Defunct left-wing international political party in Central America founded in 1975

The Revolutionary Party of Central American Workers (Partido Revolucionario de los Trabajadores Centroamericanos, PRTC) was a political party in Central America.

==Ideology==
The group that founded the PRTC was inspired by Marxism-Leninism, Che Guevara and the experiences of the Vietnamese national liberation struggle. The party was accused of Trotskyism by other revolutionary groups, an accusation that the party rejected.

==History==
The PRTC was founded in 1975, by a sector that had left the ERP-RN after the 1972 elections. Clandestine pre-congress meetings for the founding of PRTC were held in Costa Rica, Honduras and El Salvador in 1975. Provisional 'Zonal Leaderships' were formed in these countries. The party also formed cells in Mexico and the United States. Contacts were established with activists in Belize, Guatemala, Nicaragua and Panama. In April 1975 the Liberation League was founded as a multisectoral mass front, which was to become a front organization for the party. In December 1975 the plenary session of the party congress was opened with delegates from around Central America. The PRTC was formally founded in San José on January 25, 1976. Fabio Castillo Figueroa became the General Secretary of the party. The party adopted a democratic centralism as its organizational principle.

During the period of 1976-1978, the party built up organizational structures throughout Central America with the exception of Nicaragua. The leadership was based in Costa Rica. In Guatemala, several of the leaders of the party would later join ORPA. In El Salvador, the Zonal Leadership was made up of Mario López (a.k.a. Comandante Venancio, Zonal Secretary), Manuel Federico Castillo, Luis Díaz, Humberto Mendoza, Nidia Díaz and Joaquín Morales Chávez.

The second party congress of PRTC was held in Tegucigalpa in April 1979. The congress elected Dr. José María Reyes Mata as the new General Secretary of the party. The congress also formed a Central American Political Commission as a new party leadership. The Commission had one member from each Central American country.

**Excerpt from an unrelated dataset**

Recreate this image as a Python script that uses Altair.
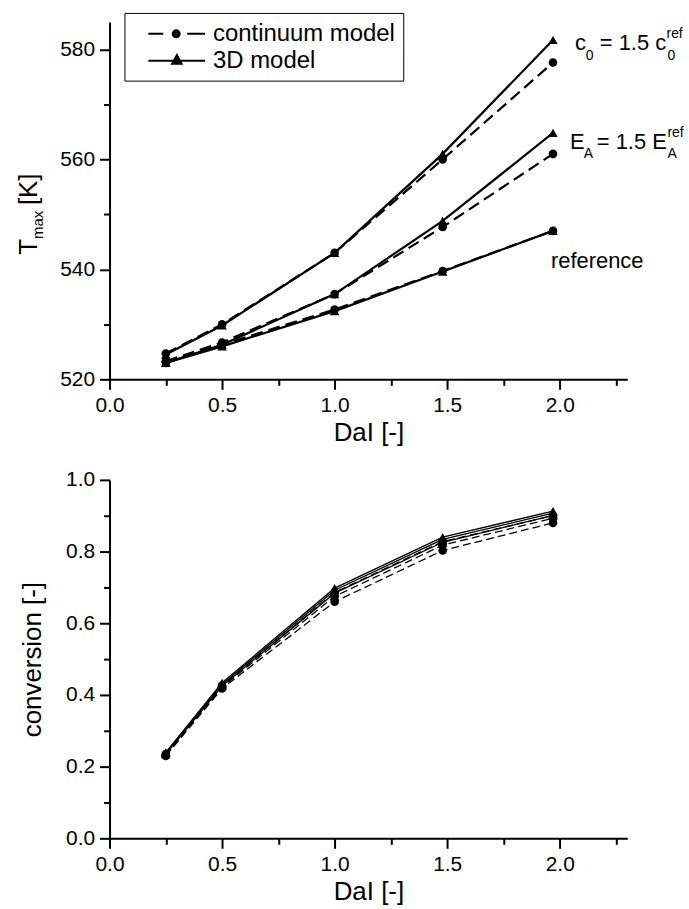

In 1979, the party set up a series of new mass organizations in El Salvador. The peasant sector of the Liberation League was converted into a separate organization, Brigadas de Trabajadores del Campo (BTC). Other new mass organizations were Brigadas Revolucionarias de Estudiantes de Secundaria and Comités de Base Obrera. The People’s Liberation Movement (MLP) was formed as an umbrella body of the mass organizations of the party. In January 1980 MLP was one of the organizations that founded the Coordinadora Revolucionaria de Masas, an alliance which would later found the Revolutionary Democratic Front in April 1980. In 1979, the party also launched an armed wing, Fuerzas Armadas de Liberación Popular.

In August 1980 the main leader of PRTC in El Salvador, Luis Díaz, 'disappeared'.

In October 1980 a PRTC Central Committee meeting was held in Managua. The meeting dissolved the Central American structures of the party, converting the national party branches into separate parties. As a continuation of the unified PRTC, the meeting set up a Conference of Revolutionary Parties in Central America as a coordinating body of the individual PRTC. This shift was necessary for the Salvadoran branch of PRTC to be able to join the FMLN. The Salvadoran PRTC became one of the members of the FMLN guerrilla movement on December 5, 1980. The Honduran PRTC continued armed struggle of its own.